Please transcribe the listing below in full and word for word, without its pictures.

◆ The records
(begin)
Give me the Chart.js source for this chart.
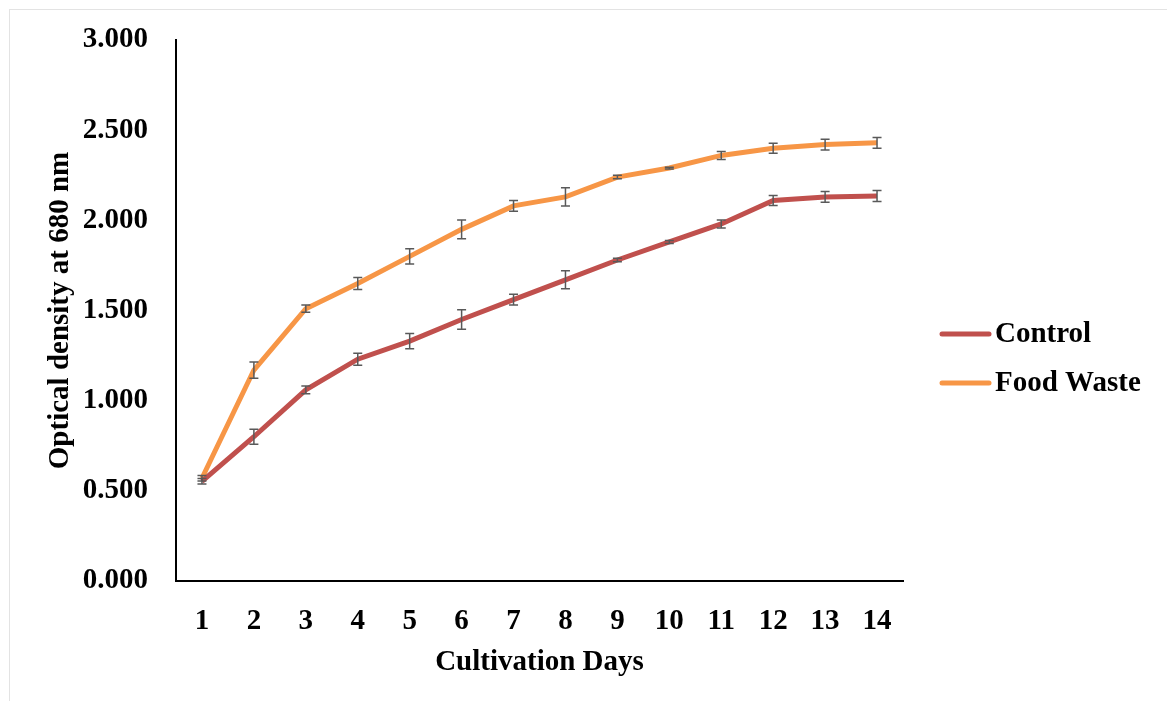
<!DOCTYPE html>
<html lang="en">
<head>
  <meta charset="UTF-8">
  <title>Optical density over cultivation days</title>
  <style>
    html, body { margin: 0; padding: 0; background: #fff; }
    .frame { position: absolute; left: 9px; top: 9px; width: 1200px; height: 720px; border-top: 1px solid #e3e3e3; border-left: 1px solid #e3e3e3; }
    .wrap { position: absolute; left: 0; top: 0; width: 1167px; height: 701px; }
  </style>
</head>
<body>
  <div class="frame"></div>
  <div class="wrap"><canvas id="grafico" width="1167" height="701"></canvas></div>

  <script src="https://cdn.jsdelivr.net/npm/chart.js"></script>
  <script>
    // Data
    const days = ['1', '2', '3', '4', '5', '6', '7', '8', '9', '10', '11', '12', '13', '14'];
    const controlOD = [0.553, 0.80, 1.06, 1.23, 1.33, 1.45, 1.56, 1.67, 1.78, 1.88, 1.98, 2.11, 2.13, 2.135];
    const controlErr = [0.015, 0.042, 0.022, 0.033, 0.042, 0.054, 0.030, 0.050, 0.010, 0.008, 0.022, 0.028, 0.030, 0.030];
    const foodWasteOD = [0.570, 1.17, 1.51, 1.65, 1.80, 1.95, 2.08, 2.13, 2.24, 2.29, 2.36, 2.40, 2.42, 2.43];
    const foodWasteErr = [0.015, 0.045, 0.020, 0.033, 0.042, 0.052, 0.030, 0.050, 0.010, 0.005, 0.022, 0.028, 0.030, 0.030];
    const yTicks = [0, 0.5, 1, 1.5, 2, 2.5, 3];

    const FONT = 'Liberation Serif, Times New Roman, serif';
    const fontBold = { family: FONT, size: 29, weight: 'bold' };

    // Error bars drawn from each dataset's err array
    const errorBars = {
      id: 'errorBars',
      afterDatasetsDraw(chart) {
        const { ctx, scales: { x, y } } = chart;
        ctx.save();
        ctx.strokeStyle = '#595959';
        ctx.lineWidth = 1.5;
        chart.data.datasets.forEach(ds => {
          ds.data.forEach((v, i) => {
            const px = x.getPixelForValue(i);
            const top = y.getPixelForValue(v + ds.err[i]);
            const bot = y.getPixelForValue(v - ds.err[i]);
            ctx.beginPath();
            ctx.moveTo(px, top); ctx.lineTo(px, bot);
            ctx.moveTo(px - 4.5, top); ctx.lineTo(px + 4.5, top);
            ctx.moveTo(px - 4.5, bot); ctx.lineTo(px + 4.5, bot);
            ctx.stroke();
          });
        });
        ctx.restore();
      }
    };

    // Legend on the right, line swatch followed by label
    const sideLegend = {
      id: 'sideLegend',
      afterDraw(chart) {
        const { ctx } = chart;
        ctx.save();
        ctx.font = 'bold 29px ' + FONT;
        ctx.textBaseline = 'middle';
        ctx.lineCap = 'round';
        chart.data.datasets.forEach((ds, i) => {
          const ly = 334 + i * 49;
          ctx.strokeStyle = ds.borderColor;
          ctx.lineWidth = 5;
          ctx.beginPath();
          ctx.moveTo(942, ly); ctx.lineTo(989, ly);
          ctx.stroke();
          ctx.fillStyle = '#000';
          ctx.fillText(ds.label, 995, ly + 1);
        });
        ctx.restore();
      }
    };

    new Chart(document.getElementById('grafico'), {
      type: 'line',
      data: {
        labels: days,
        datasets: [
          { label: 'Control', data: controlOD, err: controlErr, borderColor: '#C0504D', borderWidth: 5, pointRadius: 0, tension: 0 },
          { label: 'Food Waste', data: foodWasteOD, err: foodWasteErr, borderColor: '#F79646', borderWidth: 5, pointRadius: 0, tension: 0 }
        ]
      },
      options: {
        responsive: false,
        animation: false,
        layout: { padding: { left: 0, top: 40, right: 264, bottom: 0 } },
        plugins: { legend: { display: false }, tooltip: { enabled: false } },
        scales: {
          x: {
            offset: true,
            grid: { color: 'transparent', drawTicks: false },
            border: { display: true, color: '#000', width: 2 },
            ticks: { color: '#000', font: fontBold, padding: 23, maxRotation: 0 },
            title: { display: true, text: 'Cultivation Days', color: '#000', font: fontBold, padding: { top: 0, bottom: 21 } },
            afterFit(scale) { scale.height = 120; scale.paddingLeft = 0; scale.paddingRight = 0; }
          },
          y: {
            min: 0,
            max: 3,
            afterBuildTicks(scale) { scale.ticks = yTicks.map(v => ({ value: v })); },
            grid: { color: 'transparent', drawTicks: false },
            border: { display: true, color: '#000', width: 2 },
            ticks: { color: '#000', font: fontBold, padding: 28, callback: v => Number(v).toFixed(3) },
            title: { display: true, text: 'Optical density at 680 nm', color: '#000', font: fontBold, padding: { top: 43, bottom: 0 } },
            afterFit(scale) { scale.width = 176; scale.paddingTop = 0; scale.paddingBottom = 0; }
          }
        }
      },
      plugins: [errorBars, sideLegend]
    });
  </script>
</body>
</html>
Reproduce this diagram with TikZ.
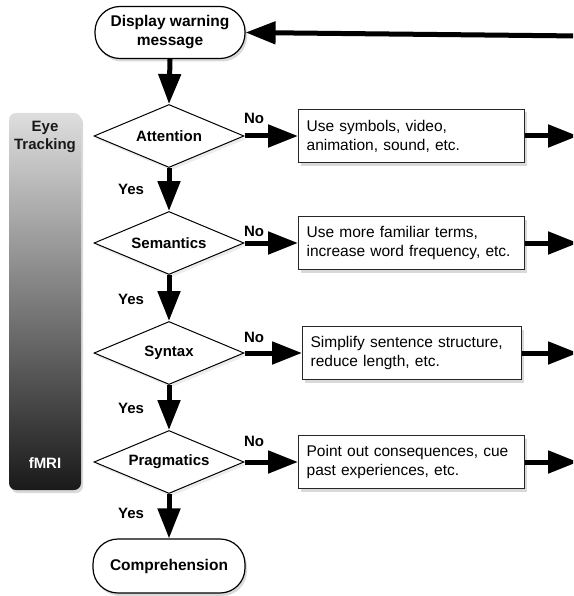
(end)
◆ Correct response
Give me the Chart.js source for this chart.
<!DOCTYPE html>
<html lang="en">
<head>
  <meta charset="UTF-8">
  <title>Optical density over cultivation days</title>
  <style>
    html, body { margin: 0; padding: 0; background: #fff; }
    .frame { position: absolute; left: 9px; top: 9px; width: 1200px; height: 720px; border-top: 1px solid #e3e3e3; border-left: 1px solid #e3e3e3; }
    .wrap { position: absolute; left: 0; top: 0; width: 1167px; height: 701px; }
  </style>
</head>
<body>
  <div class="frame"></div>
  <div class="wrap"><canvas id="grafico" width="1167" height="701"></canvas></div>

  <script src="https://cdn.jsdelivr.net/npm/chart.js"></script>
  <script>
    // Data
    const days = ['1', '2', '3', '4', '5', '6', '7', '8', '9', '10', '11', '12', '13', '14'];
    const controlOD = [0.553, 0.80, 1.06, 1.23, 1.33, 1.45, 1.56, 1.67, 1.78, 1.88, 1.98, 2.11, 2.13, 2.135];
    const controlErr = [0.015, 0.042, 0.022, 0.033, 0.042, 0.054, 0.030, 0.050, 0.010, 0.008, 0.022, 0.028, 0.030, 0.030];
    const foodWasteOD = [0.570, 1.17, 1.51, 1.65, 1.80, 1.95, 2.08, 2.13, 2.24, 2.29, 2.36, 2.40, 2.42, 2.43];
    const foodWasteErr = [0.015, 0.045, 0.020, 0.033, 0.042, 0.052, 0.030, 0.050, 0.010, 0.005, 0.022, 0.028, 0.030, 0.030];
    const yTicks = [0, 0.5, 1, 1.5, 2, 2.5, 3];

    const FONT = 'Liberation Serif, Times New Roman, serif';
    const fontBold = { family: FONT, size: 29, weight: 'bold' };

    // Error bars drawn from each dataset's err array
    const errorBars = {
      id: 'errorBars',
      afterDatasetsDraw(chart) {
        const { ctx, scales: { x, y } } = chart;
        ctx.save();
        ctx.strokeStyle = '#595959';
        ctx.lineWidth = 1.5;
        chart.data.datasets.forEach(ds => {
          ds.data.forEach((v, i) => {
            const px = x.getPixelForValue(i);
            const top = y.getPixelForValue(v + ds.err[i]);
            const bot = y.getPixelForValue(v - ds.err[i]);
            ctx.beginPath();
            ctx.moveTo(px, top); ctx.lineTo(px, bot);
            ctx.moveTo(px - 4.5, top); ctx.lineTo(px + 4.5, top);
            ctx.moveTo(px - 4.5, bot); ctx.lineTo(px + 4.5, bot);
            ctx.stroke();
          });
        });
        ctx.restore();
      }
    };

    // Legend on the right, line swatch followed by label
    const sideLegend = {
      id: 'sideLegend',
      afterDraw(chart) {
        const { ctx } = chart;
        ctx.save();
        ctx.font = 'bold 29px ' + FONT;
        ctx.textBaseline = 'middle';
        ctx.lineCap = 'round';
        chart.data.datasets.forEach((ds, i) => {
          const ly = 334 + i * 49;
          ctx.strokeStyle = ds.borderColor;
          ctx.lineWidth = 5;
          ctx.beginPath();
          ctx.moveTo(942, ly); ctx.lineTo(989, ly);
          ctx.stroke();
          ctx.fillStyle = '#000';
          ctx.fillText(ds.label, 995, ly + 1);
        });
        ctx.restore();
      }
    };

    new Chart(document.getElementById('grafico'), {
      type: 'line',
      data: {
        labels: days,
        datasets: [
          { label: 'Control', data: controlOD, err: controlErr, borderColor: '#C0504D', borderWidth: 5, pointRadius: 0, tension: 0 },
          { label: 'Food Waste', data: foodWasteOD, err: foodWasteErr, borderColor: '#F79646', borderWidth: 5, pointRadius: 0, tension: 0 }
        ]
      },
      options: {
        responsive: false,
        animation: false,
        layout: { padding: { left: 0, top: 40, right: 264, bottom: 0 } },
        plugins: { legend: { display: false }, tooltip: { enabled: false } },
        scales: {
          x: {
            offset: true,
            grid: { color: 'transparent', drawTicks: false },
            border: { display: true, color: '#000', width: 2 },
            ticks: { color: '#000', font: fontBold, padding: 23, maxRotation: 0 },
            title: { display: true, text: 'Cultivation Days', color: '#000', font: fontBold, padding: { top: 0, bottom: 21 } },
            afterFit(scale) { scale.height = 120; scale.paddingLeft = 0; scale.paddingRight = 0; }
          },
          y: {
            min: 0,
            max: 3,
            afterBuildTicks(scale) { scale.ticks = yTicks.map(v => ({ value: v })); },
            grid: { color: 'transparent', drawTicks: false },
            border: { display: true, color: '#000', width: 2 },
            ticks: { color: '#000', font: fontBold, padding: 28, callback: v => Number(v).toFixed(3) },
            title: { display: true, text: 'Optical density at 680 nm', color: '#000', font: fontBold, padding: { top: 43, bottom: 0 } },
            afterFit(scale) { scale.width = 176; scale.paddingTop = 0; scale.paddingBottom = 0; }
          }
        }
      },
      plugins: [errorBars, sideLegend]
    });
  </script>
</body>
</html>
Reproduce this diagram with TikZ.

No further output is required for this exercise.